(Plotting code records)
※ ※ ※

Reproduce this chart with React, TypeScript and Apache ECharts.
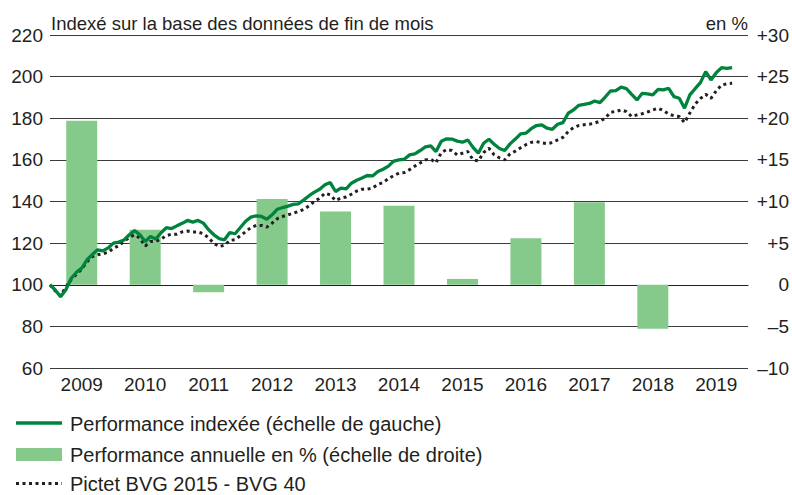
import React, { useEffect, useRef } from "react";
import * as echarts from "echarts";

const years = ["2009", "2010", "2011", "2012", "2013", "2014", "2015", "2016", "2017", "2018", "2019"];
const annualPerf: (number | null)[] = [19.7, 6.6, -0.9, 10.3, 8.8, 9.5, 0.7, 5.6, 9.9, -5.3, null];

// month-end values, starting with end of December 2008 (=100)
const indexed = [
  100, 97.5, 94.2, 97.6, 103, 106, 108, 112, 114.5, 116.8, 116.3, 117.7,
  120, 120.5, 121.5, 124, 126, 124, 120.8, 123.2, 122, 125, 127.4, 127,
  128.3, 129.5, 130.9, 130.1, 130.9, 129.6, 126.4, 124, 122.2, 121.6, 125.1, 124.5,
  127.5, 130.5, 132.5, 133.1, 132.8, 131.5, 133.6, 136.3, 137.1, 137.8, 138.6, 138.9,
  140.8, 142.8, 144.5, 145.9, 148, 149.1, 144.8, 146.4, 146.1, 148.8, 150.2, 151.3,
  152.5, 152.3, 154.4, 155.5, 157, 159.4, 160, 160.3, 162.4, 162.9, 164.5, 166.2,
  166.7, 164, 169, 170.1, 170, 169, 168.5, 169.6, 166, 163.2, 168, 169.9,
  167.5, 165.5, 164.5, 167.7, 170, 172.5, 172.8, 175, 176.5, 176.8, 175.2, 174.7,
  177.1, 177.9, 182.4, 184, 186.2, 186.7, 187.1, 188.3, 187.5, 190.2, 193.1, 193.3,
  195, 194.2, 191.5, 188.8, 192, 191.7, 191.2, 193.9, 193.6, 194.4, 190.4, 189.6,
  184.8, 191.2, 194.2, 197.1, 202.4, 198.4, 201.9, 204.3, 204, 204.3,
];

const pictet = [
  100, 97, 94.7, 99, 102.5, 105, 107.5, 111, 113.5, 114.4, 114.9, 115.6,
  117.5, 118.8, 120.8, 122.8, 124, 122.4, 118.6, 120.8, 120.8, 122, 123.6, 124.3,
  124.3, 125.4, 125.8, 125.3, 125.3, 124.5, 122.5, 119.8, 118.4, 119, 121.3, 121.7,
  123.5, 125.5, 127.5, 128.5, 128.5, 127.7, 129.6, 131.8, 132.8, 133.6, 134.4, 135.2,
  136.2, 138, 140, 141.6, 144, 143.2, 140.5, 141.6, 142.2, 143.5, 145, 145.9,
  145.9, 146.5, 148.2, 149.1, 151, 152.4, 153.6, 153.9, 155.3, 157, 158.5, 160,
  160.3, 158.6, 163.5, 165, 164.5, 162.4, 163.2, 164, 160, 159.5, 163.5, 165.6,
  162.4, 161, 160, 162.9, 164.2, 165.8, 167.3, 168.4, 168.8, 168.2, 167.8, 168.3,
  169.6, 170.8, 173.6, 175.5, 176.5, 176.9, 177.1, 177.7, 178.6, 180, 182.9, 183.2,
  184, 183.2, 180.8, 181.6, 182.2, 183, 184, 184.8, 183.7, 182, 181.2, 180.8,
  177.9, 182.5, 186.8, 189.5, 191.5, 189.6, 193.2, 196, 196.5, 196.8,
];

const leftTicks = { min: 60, max: 220, interval: 20 };
const rightTicks = { min: -10, max: 30, interval: 5 };
const monthsTotal = years.length * 12;

const legendNames = [
  "Performance indexée (échelle de gauche)",
  "Performance annuelle en % (échelle de droite)",
  "Pictet BVG 2015 - BVG 40",
];
const titleText = "Indexé sur la base des données de fin de mois";
const unitText = "en %";

const FONT = "'Liberation Sans', Arial, sans-serif";
const TEXT = "#231f20";
const GREEN = "#00843d";
const BAR = "#85c98b";
const DOT = "#231f20";
const DOT_DASH = [3, 3.5];

export default function App() {
  const ref = useRef<HTMLDivElement>(null);

  useEffect(() => {
    document.body.style.margin = "0";
    const chart = echarts.init(ref.current!, undefined, { renderer: "svg" });
    const legendY = [423, 454.5, 483.5];
    chart.setOption({
      animation: false,
      textStyle: { fontFamily: FONT, color: TEXT },
      grid: { left: 50, right: 42, top: 35, bottom: 127, containLabel: false },
      xAxis: [
        {
          type: "category",
          data: years,
          boundaryGap: true,
          axisLine: { show: true, lineStyle: { color: "#231f20", width: 1 } },
          axisTick: { show: false },
          axisLabel: { fontSize: 19, color: TEXT, margin: 7, fontFamily: FONT },
        },
        { type: "value", min: 0, max: monthsTotal, show: false },
      ],
      yAxis: [
        {
          type: "value",
          position: "left",
          ...leftTicks,
          axisLine: { show: false },
          axisTick: { show: false },
          axisLabel: { fontSize: 19, color: TEXT, margin: 7, fontFamily: FONT },
          splitLine: { show: true, lineStyle: { color: "#3c3c3c", width: 1 } },
        },
        {
          type: "value",
          position: "right",
          ...rightTicks,
          axisLine: { show: false },
          axisTick: { show: false },
          splitLine: { show: false },
          axisLabel: {
            fontSize: 19,
            color: TEXT,
            align: "right",
            margin: 41,
            fontFamily: FONT,
            formatter: (v: number) => (v > 0 ? "+" + v : v < 0 ? "\u2013" + Math.abs(v) : "0"),
          },
        },
      ],
      graphic: [
        {
          type: "text",
          x: 51,
          y: 23,
          style: { text: titleText, fill: TEXT, font: `18.5px ${FONT}`, textVerticalAlign: "middle" },
        },
        {
          type: "text",
          x: 748,
          y: 23,
          style: { text: unitText, fill: TEXT, font: `18.5px ${FONT}`, textAlign: "right", textVerticalAlign: "middle" },
        },
        {
          type: "line",
          shape: { x1: 16, y1: legendY[0], x2: 62, y2: legendY[0] },
          style: { stroke: GREEN, lineWidth: 3.3 },
        },
        {
          type: "rect",
          shape: { x: 16, y: legendY[1] - 6.5, width: 46, height: 13 },
          style: { fill: BAR },
        },
        {
          type: "line",
          shape: { x1: 16, y1: legendY[2], x2: 62, y2: legendY[2] },
          style: { stroke: DOT, lineWidth: 3, lineDash: DOT_DASH },
        },
        ...legendNames.map((name, i) => ({
          type: "text",
          x: 70,
          y: legendY[i] + 0.5,
          style: { text: name, fill: TEXT, font: `20px ${FONT}`, textVerticalAlign: "middle" },
        })),
      ],
      series: [
        {
          name: legendNames[1],
          type: "bar",
          xAxisIndex: 0,
          yAxisIndex: 1,
          data: annualPerf,
          barWidth: 31,
          itemStyle: { color: BAR },
          z: 1,
        },
        {
          name: legendNames[2],
          type: "line",
          xAxisIndex: 1,
          yAxisIndex: 0,
          data: pictet.map((v, i) => [i, v]),
          symbol: "none",
          lineStyle: { color: DOT, width: 3, type: DOT_DASH, cap: "butt" },
          itemStyle: { color: DOT },
          z: 3,
        },
        {
          name: legendNames[0],
          type: "line",
          xAxisIndex: 1,
          yAxisIndex: 0,
          data: indexed.map((v, i) => [i, v]),
          symbol: "none",
          lineStyle: { color: GREEN, width: 3.3 },
          itemStyle: { color: GREEN },
          z: 4,
        },
      ],
    });
    return () => chart.dispose();
  }, []);

  return <div ref={ref} style={{ position: "absolute", left: 0, top: 0, width: 792, height: 495 }} />;
}
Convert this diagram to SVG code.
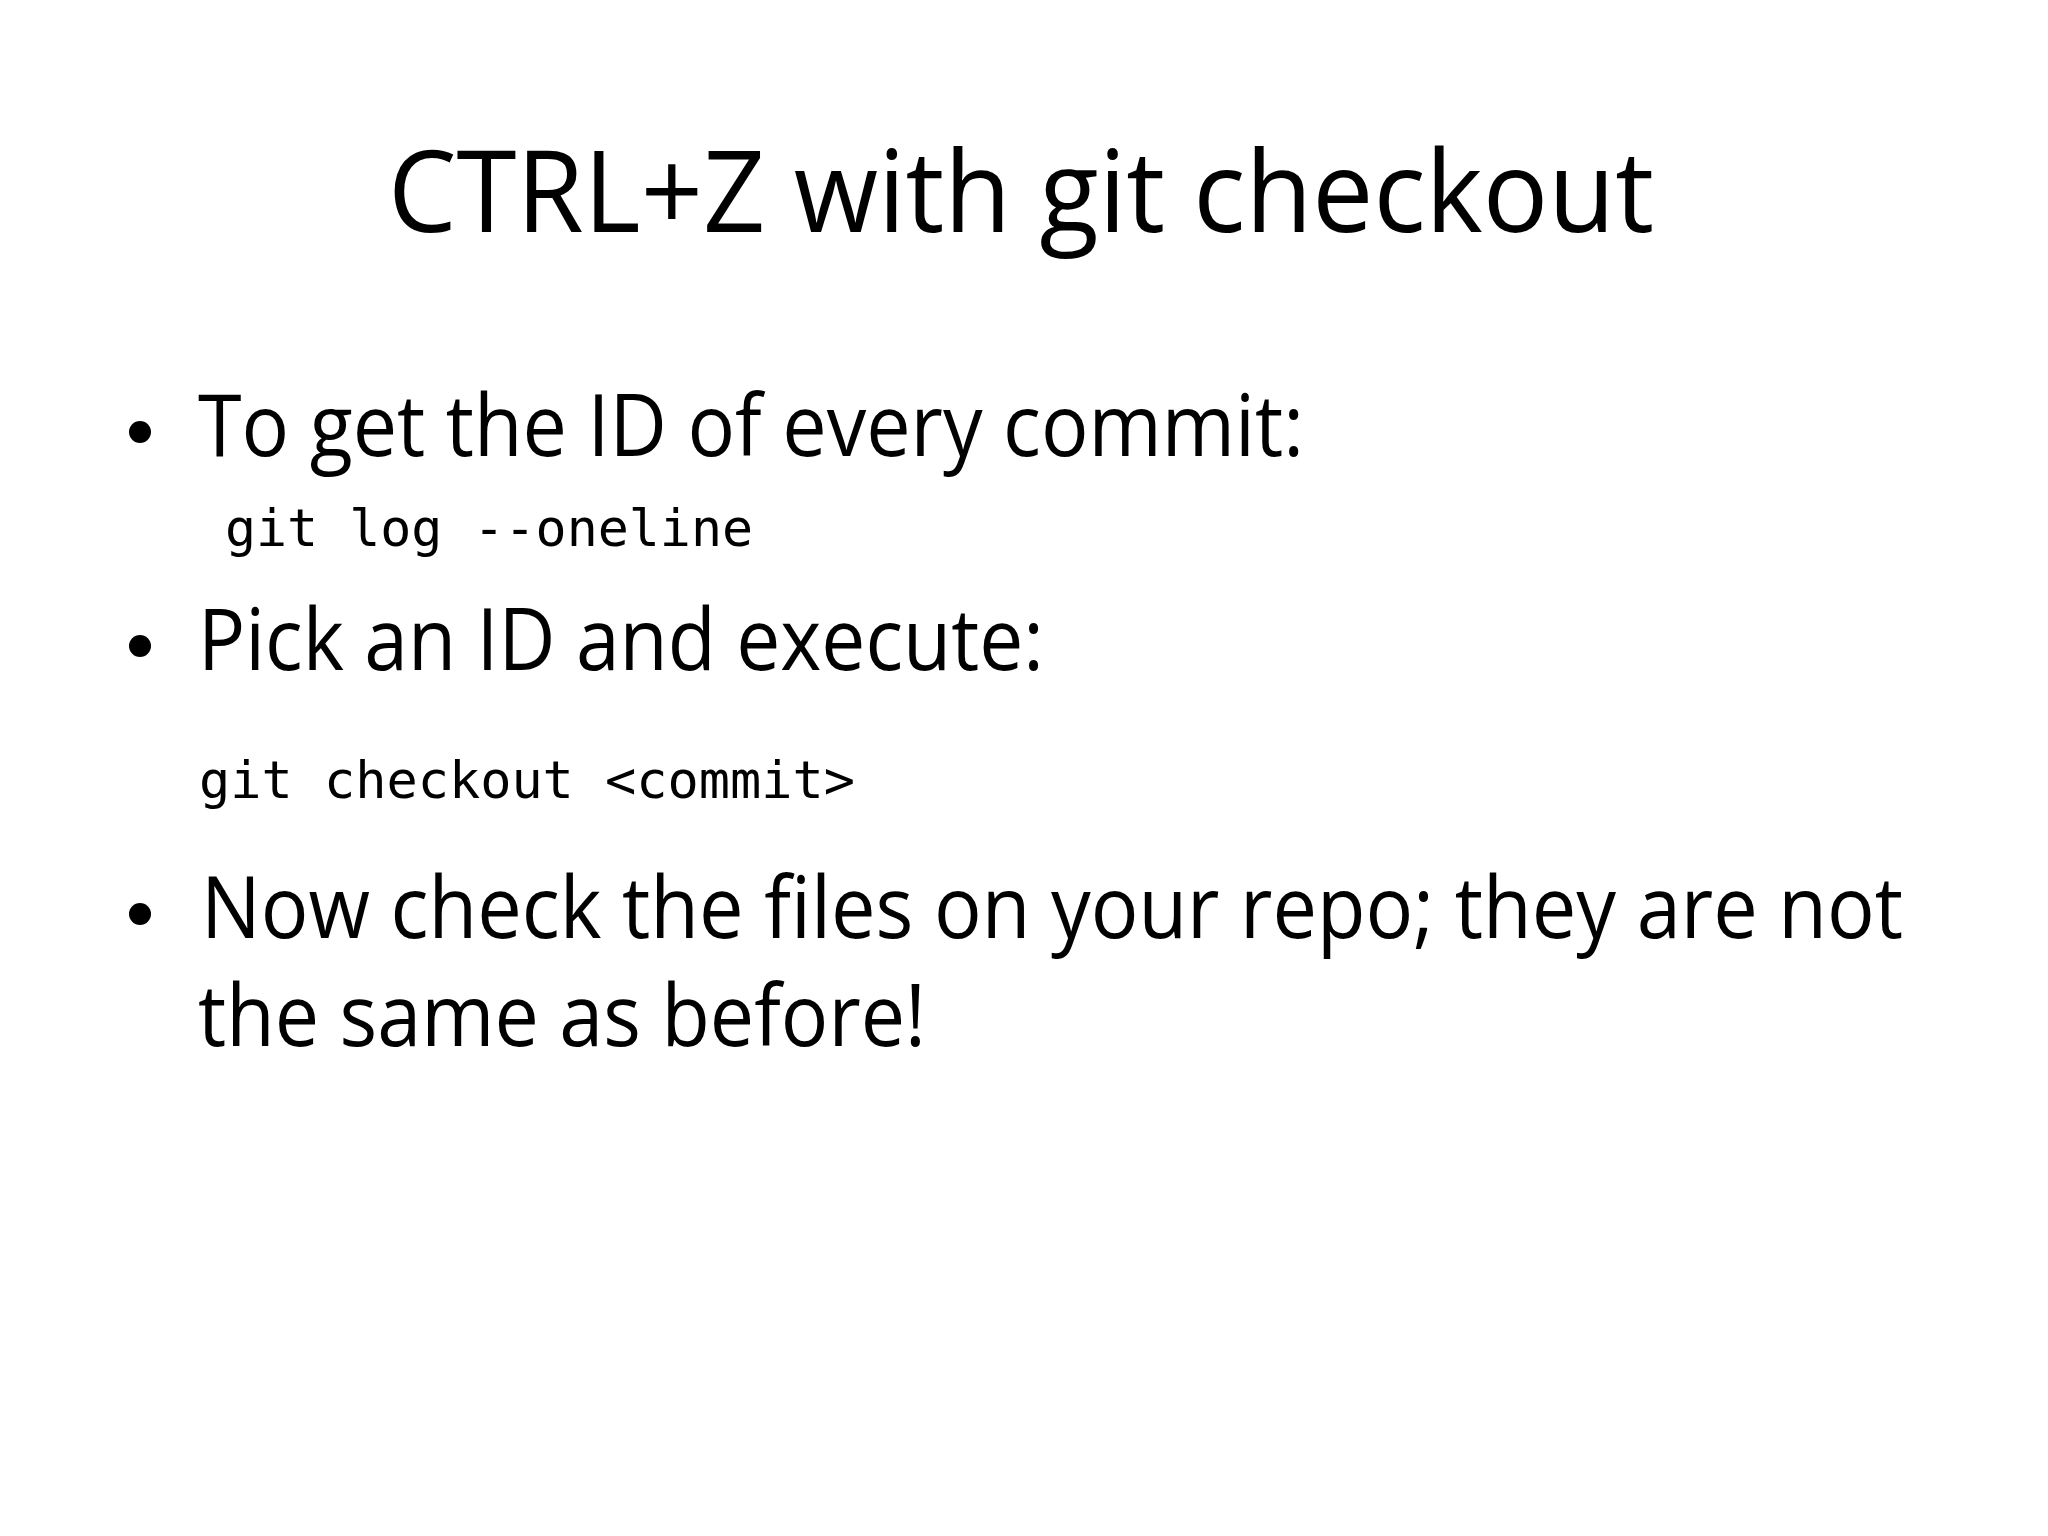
<svg xmlns="http://www.w3.org/2000/svg" width="2048" height="1536" viewBox="0 0 2048 1536">
<style>
.t{font-family:"Open Sans","Liberation Sans",sans-serif;fill:#000}
.m{font-family:"DejaVu Sans Mono","Liberation Mono",monospace;fill:#000;font-size:51px}
</style>
<rect width="2048" height="1536" fill="#fff"/>
<g id="title"><text class="t" x="388" y="232" font-size="113" textLength="1266" lengthAdjust="spacingAndGlyphs">CTRL+Z with git checkout</text></g>
<g id="body">
<circle cx="140" cy="432" r="11"/>
<text class="t" x="198" y="456" font-size="86" textLength="1106" lengthAdjust="spacingAndGlyphs">To get the ID of every commit:</text>
<text class="m" x="225" y="546" textLength="528" lengthAdjust="spacingAndGlyphs">git log --oneline</text>
<circle cx="140" cy="646" r="11"/>
<text class="t" x="198" y="670" font-size="86" textLength="846" lengthAdjust="spacingAndGlyphs">Pick an ID and execute:</text>
<text class="m" x="199" y="798" textLength="656" lengthAdjust="spacingAndGlyphs">git checkout &lt;commit&gt;</text>
<circle cx="140" cy="914" r="11"/>
<text class="t" x="201" y="938" font-size="86" textLength="1702" lengthAdjust="spacingAndGlyphs">Now check the files on your repo; they are not</text>
<text class="t" x="198" y="1046" font-size="86" textLength="728" lengthAdjust="spacingAndGlyphs">the same as before!</text>
</g>
</svg>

※ ※ ※

* YOUR INSTRUCTIONS
Leave out the pictures and restate, word for word, the lines from the top of the data through the line containing "const annualPerf: (number", both included.

* OUTPUT FOR THIS EXERCISE
Reproduce this chart with React, TypeScript and Apache ECharts.
import React, { useEffect, useRef } from "react";
import * as echarts from "echarts";

const years = ["2009", "2010", "2011", "2012", "2013", "2014", "2015", "2016", "2017", "2018", "2019"];
const annualPerf: (number | null)[] = [19.7, 6.6, -0.9, 10.3, 8.8, 9.5, 0.7, 5.6, 9.9, -5.3, null];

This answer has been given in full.